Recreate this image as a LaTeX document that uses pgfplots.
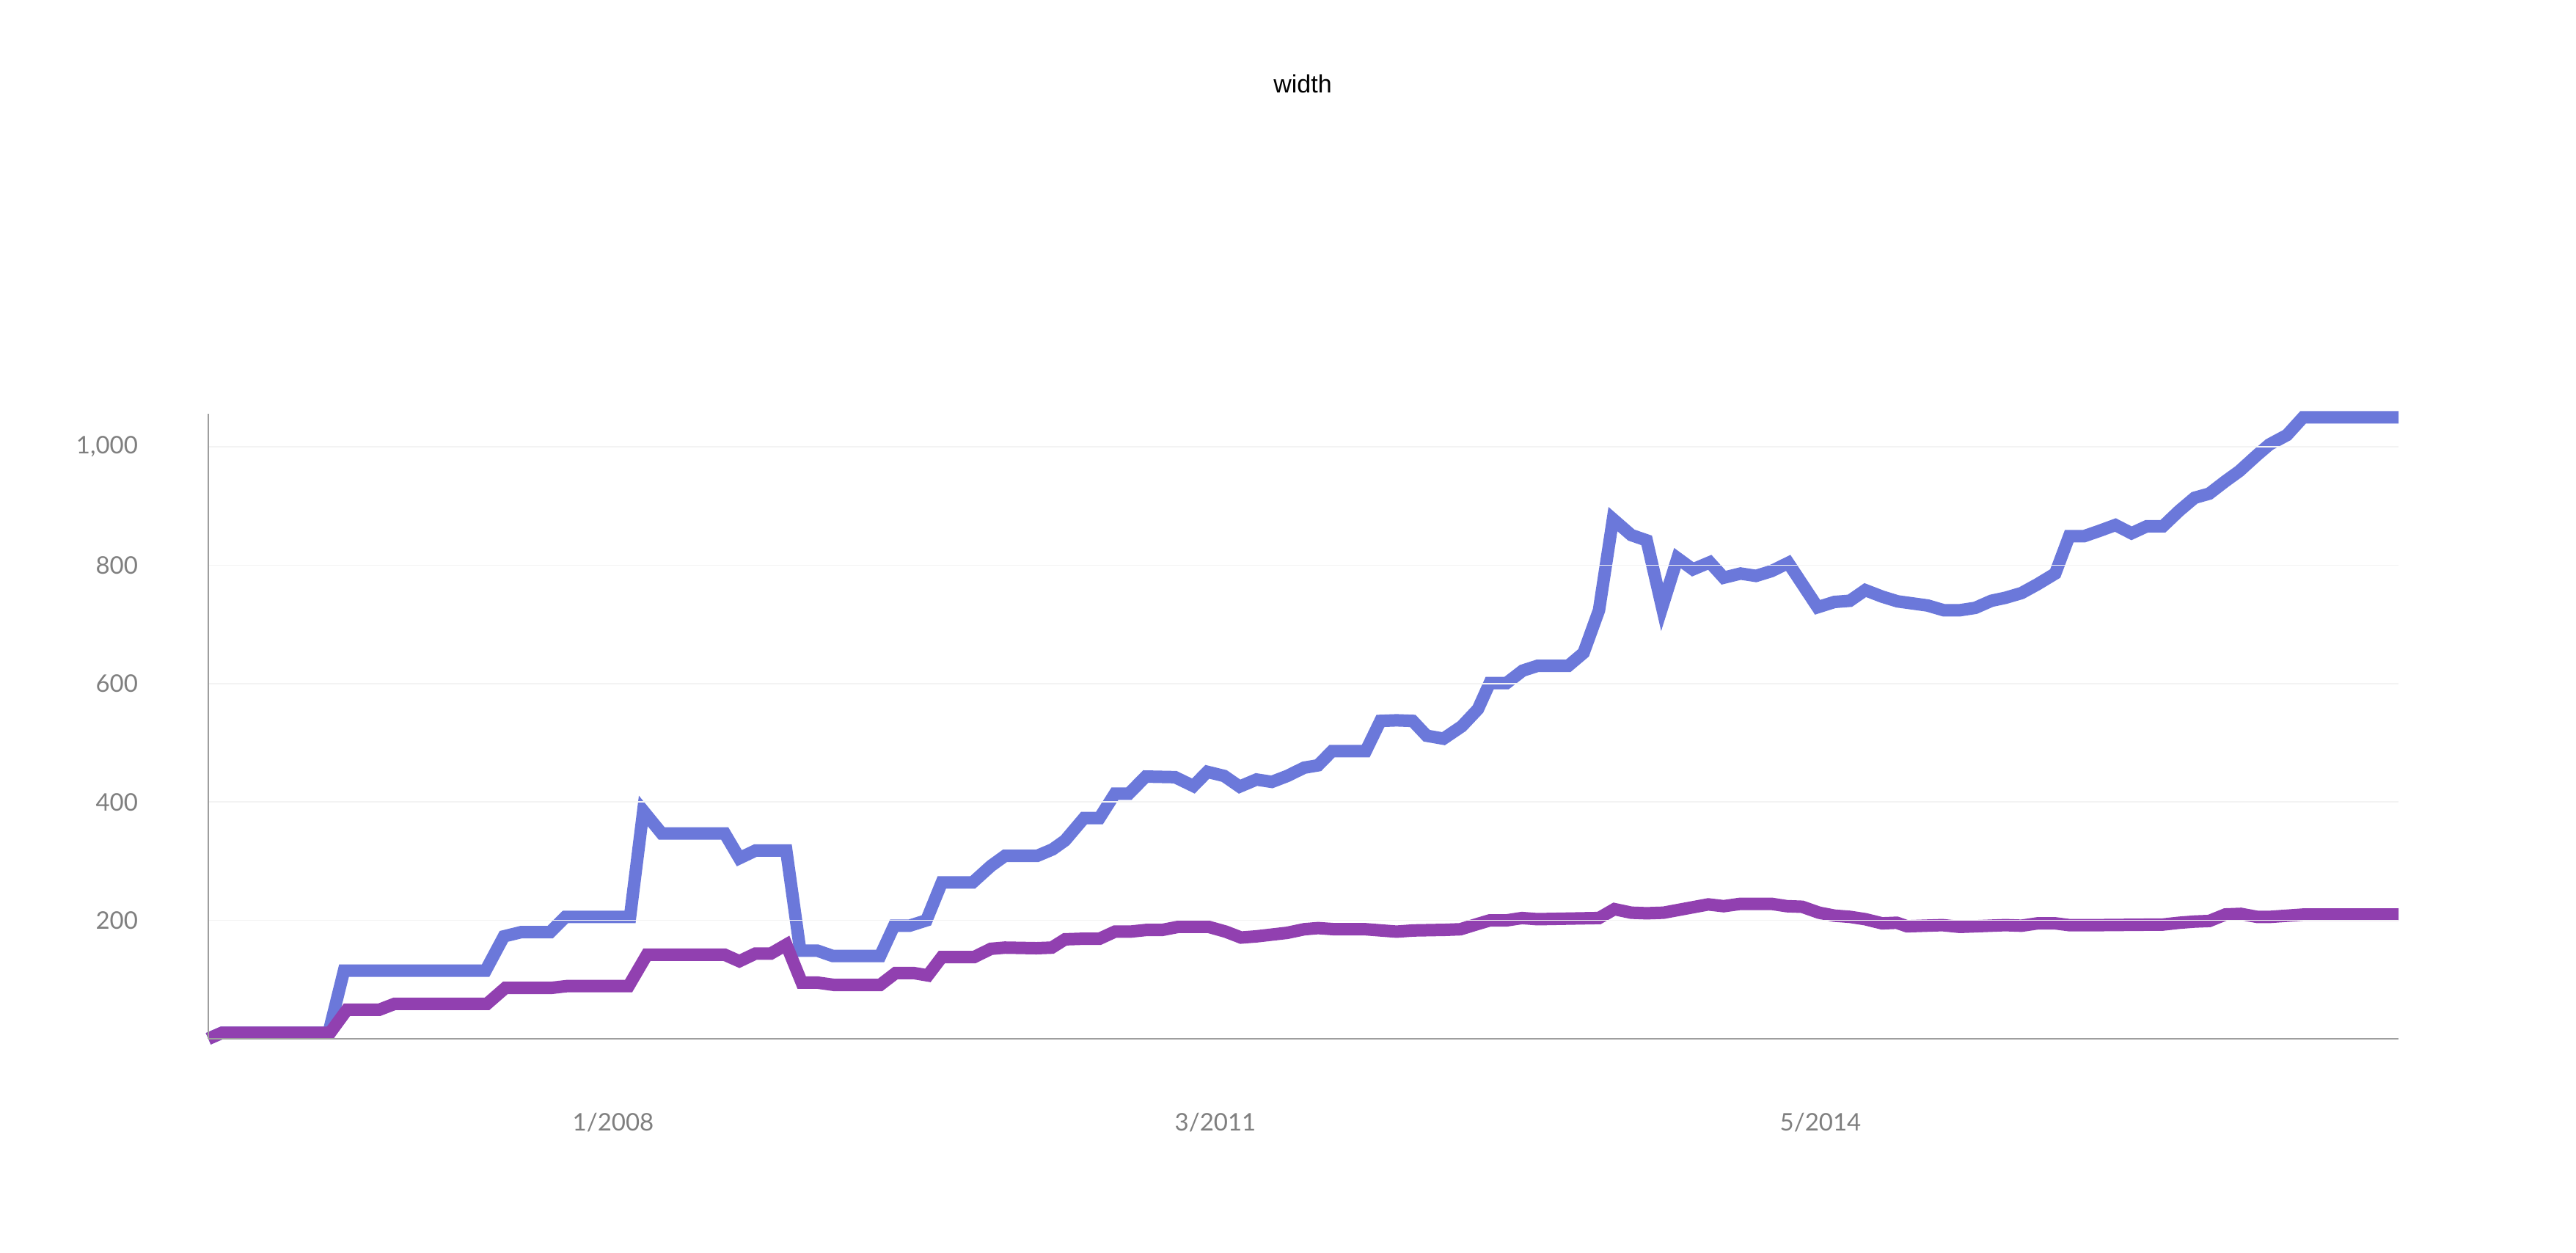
\documentclass[border=0pt]{standalone}
\usepackage{fontspec}
\setmainfont{Lato}
\newfontfamily\titlefont{Liberation Sans}
\usepackage{pgfplots}
\pgfplotsset{compat=1.18}
\definecolor{cblue}{HTML}{6B78DA}
\definecolor{cpurple}{HTML}{9140B0}
\definecolor{ticklab}{HTML}{7F7F7F}
\definecolor{axline}{HTML}{9E9E9E}
\definecolor{gridc}{HTML}{F3F3F3}
\begin{document}
\begin{tikzpicture}
\useasboundingbox (0,0) rectangle (702.4pt,341.6pt);
\begin{axis}[
  at={(56.8pt,58.4pt)}, anchor=south west,
  scale only axis, width=597.2pt, height=170.4pt,
  xmin=284, xmax=3270, ymin=0, ymax=1056,
  clip=false,
  axis x line*=bottom, axis y line*=left,
  axis line style={color=axline, line width=0.4pt, -},
  xtick={836,1657,2482},
  xticklabels={1/2008,3/2011,5/2014},
  ytick={200,400,600,800,1000},
  major tick length=0pt,
  ymajorgrids,
  major grid style={color=gridc, line width=0.35pt},
  axis on top,
  /pgf/number format/.cd, 1000 sep={,}, assume math mode=true,
  /pgfplots/.cd,
  tick label style={color=ticklab, font=\fontsize{6.6}{7}\selectfont},
  xticklabel style={anchor=center, inner sep=0pt, yshift=-22.8pt},
  yticklabel style={anchor=east, inner sep=0pt, xshift=-19pt},
]
\addplot[color=cblue, line width=3.4pt, line join=miter] coordinates {
(284,0) (302.5,10) (448,10) (469,115) (662,115) (687,173) (710,180) (750,180)
(771,206) (859,206) (877,385) (902,347) (988,347) (1008,305) (1030,318) (1072,318)
(1091,149) (1114,149) (1135,140) (1200,140) (1219,191) (1240,191) (1263,200) (1284,264)
(1326,264) (1351,292) (1370,309) (1414,309) (1435,320) (1452,335) (1478,373) (1499,373)
(1520,414) (1539,414) (1562,443) (1602,442) (1627,427) (1646,451) (1669,444) (1690,426)
(1713,438) (1734,434) (1755,444) (1778,458) (1797,462) (1816,486) (1862,486) (1882,537)
(1904,538) (1926,537) (1945,512) (1968,507) (1993,528) (2015,557) (2031,601) (2054,601)
(2076,622) (2096,630) (2138,630) (2159,652) (2180,724) (2199,878) (2224,851) (2245,842)
(2266,729) (2287,812) (2308,793) (2331,805) (2350,779) (2373,786) (2394,782) (2415,790)
(2438,804) (2478,729) (2501,738) (2522,740) (2543,758) (2566,747) (2587,739) (2628,732)
(2650,724) (2672,724) (2693,728) (2715,740) (2734,745) (2756,753) (2778,768) (2802,786)
(2821,849) (2841,849) (2862,858) (2884,868) (2906,854) (2927,866) (2949,866) (2971,892)
(2992,914) (3012,921) (3034,942) (3053,959) (3077,986) (3094,1004) (3118,1020) (3140,1050)
(3270,1050)
};
\addplot[color=cpurple, line width=3.4pt, line join=miter] coordinates {
(284,0) (302.5,10) (450,10) (473,49) (517,49) (538,59) (664,59) (689,86)
(752,86) (773,89) (857,89) (882,142) (988,142) (1008,131) (1030,144) (1051,144)
(1072,159) (1093,95) (1114,95) (1137,91) (1200,91) (1221,111) (1246,111) (1265,107)
(1284,138) (1328,138) (1351,152) (1370,154) (1413,153) (1434,154) (1452,168) (1476,169)
(1499,169) (1520,181) (1541,181) (1564,184) (1585,184) (1606,189) (1648,189) (1671,181)
(1692,171) (1713,173) (1755,179) (1778,185) (1797,187) (1820,185) (1862,185) (1904,181)
(1927,183) (1970,184) (1991,185) (2012,193) (2031,200) (2054,200) (2075,204) (2096,202)
(2180,204) (2201,219) (2224,213) (2245,212) (2268,213) (2329,227) (2350,224) (2373,228)
(2415,228) (2436,224) (2457,223) (2480,213) (2501,208) (2522,206) (2543,202) (2566,195)
(2586,196) (2600,190) (2648,192) (2672,189) (2734,192) (2756,191) (2778,195) (2802,195)
(2821,192) (2862,192) (2949,193) (2971,196) (2992,198) (3012,199) (3034,210) (3055,211)
(3077,206) (3096,206) (3142,210) (3270,210)
};
\end{axis}
\node[font=\titlefont\fontsize{6.8}{8}\selectfont, text=black, inner sep=0pt] at (355.2pt,318.8pt) {width};
\end{tikzpicture}
\end{document}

◇ ◇ ◇ ◇ ◇

#### [PROBLEM TO WORK ON]
Reproduce the full material exactly, excluding the pictures.

#### [COMPLETED EXERCISE]
Recreate this image as a LaTeX document that uses pgfplots.
\documentclass[border=0pt]{standalone}
\usepackage{fontspec}
\setmainfont{Lato}
\newfontfamily\titlefont{Liberation Sans}
\usepackage{pgfplots}
\pgfplotsset{compat=1.18}
\definecolor{cblue}{HTML}{6B78DA}
\definecolor{cpurple}{HTML}{9140B0}
\definecolor{ticklab}{HTML}{7F7F7F}
\definecolor{axline}{HTML}{9E9E9E}
\definecolor{gridc}{HTML}{F3F3F3}
\begin{document}
\begin{tikzpicture}
\useasboundingbox (0,0) rectangle (702.4pt,341.6pt);
\begin{axis}[
  at={(56.8pt,58.4pt)}, anchor=south west,
  scale only axis, width=597.2pt, height=170.4pt,
  xmin=284, xmax=3270, ymin=0, ymax=1056,
  clip=false,
  axis x line*=bottom, axis y line*=left,
  axis line style={color=axline, line width=0.4pt, -},
  xtick={836,1657,2482},
  xticklabels={1/2008,3/2011,5/2014},
  ytick={200,400,600,800,1000},
  major tick length=0pt,
  ymajorgrids,
  major grid style={color=gridc, line width=0.35pt},
  axis on top,
  /pgf/number format/.cd, 1000 sep={,}, assume math mode=true,
  /pgfplots/.cd,
  tick label style={color=ticklab, font=\fontsize{6.6}{7}\selectfont},
  xticklabel style={anchor=center, inner sep=0pt, yshift=-22.8pt},
  yticklabel style={anchor=east, inner sep=0pt, xshift=-19pt},
]
\addplot[color=cblue, line width=3.4pt, line join=miter] coordinates {
(284,0) (302.5,10) (448,10) (469,115) (662,115) (687,173) (710,180) (750,180)
(771,206) (859,206) (877,385) (902,347) (988,347) (1008,305) (1030,318) (1072,318)
(1091,149) (1114,149) (1135,140) (1200,140) (1219,191) (1240,191) (1263,200) (1284,264)
(1326,264) (1351,292) (1370,309) (1414,309) (1435,320) (1452,335) (1478,373) (1499,373)
(1520,414) (1539,414) (1562,443) (1602,442) (1627,427) (1646,451) (1669,444) (1690,426)
(1713,438) (1734,434) (1755,444) (1778,458) (1797,462) (1816,486) (1862,486) (1882,537)
(1904,538) (1926,537) (1945,512) (1968,507) (1993,528) (2015,557) (2031,601) (2054,601)
(2076,622) (2096,630) (2138,630) (2159,652) (2180,724) (2199,878) (2224,851) (2245,842)
(2266,729) (2287,812) (2308,793) (2331,805) (2350,779) (2373,786) (2394,782) (2415,790)
(2438,804) (2478,729) (2501,738) (2522,740) (2543,758) (2566,747) (2587,739) (2628,732)
(2650,724) (2672,724) (2693,728) (2715,740) (2734,745) (2756,753) (2778,768) (2802,786)
(2821,849) (2841,849) (2862,858) (2884,868) (2906,854) (2927,866) (2949,866) (2971,892)
(2992,914) (3012,921) (3034,942) (3053,959) (3077,986) (3094,1004) (3118,1020) (3140,1050)
(3270,1050)
};
\addplot[color=cpurple, line width=3.4pt, line join=miter] coordinates {
(284,0) (302.5,10) (450,10) (473,49) (517,49) (538,59) (664,59) (689,86)
(752,86) (773,89) (857,89) (882,142) (988,142) (1008,131) (1030,144) (1051,144)
(1072,159) (1093,95) (1114,95) (1137,91) (1200,91) (1221,111) (1246,111) (1265,107)
(1284,138) (1328,138) (1351,152) (1370,154) (1413,153) (1434,154) (1452,168) (1476,169)
(1499,169) (1520,181) (1541,181) (1564,184) (1585,184) (1606,189) (1648,189) (1671,181)
(1692,171) (1713,173) (1755,179) (1778,185) (1797,187) (1820,185) (1862,185) (1904,181)
(1927,183) (1970,184) (1991,185) (2012,193) (2031,200) (2054,200) (2075,204) (2096,202)
(2180,204) (2201,219) (2224,213) (2245,212) (2268,213) (2329,227) (2350,224) (2373,228)
(2415,228) (2436,224) (2457,223) (2480,213) (2501,208) (2522,206) (2543,202) (2566,195)
(2586,196) (2600,190) (2648,192) (2672,189) (2734,192) (2756,191) (2778,195) (2802,195)
(2821,192) (2862,192) (2949,193) (2971,196) (2992,198) (3012,199) (3034,210) (3055,211)
(3077,206) (3096,206) (3142,210) (3270,210)
};
\end{axis}
\node[font=\titlefont\fontsize{6.8}{8}\selectfont, text=black, inner sep=0pt] at (355.2pt,318.8pt) {width};
\end{tikzpicture}
\end{document}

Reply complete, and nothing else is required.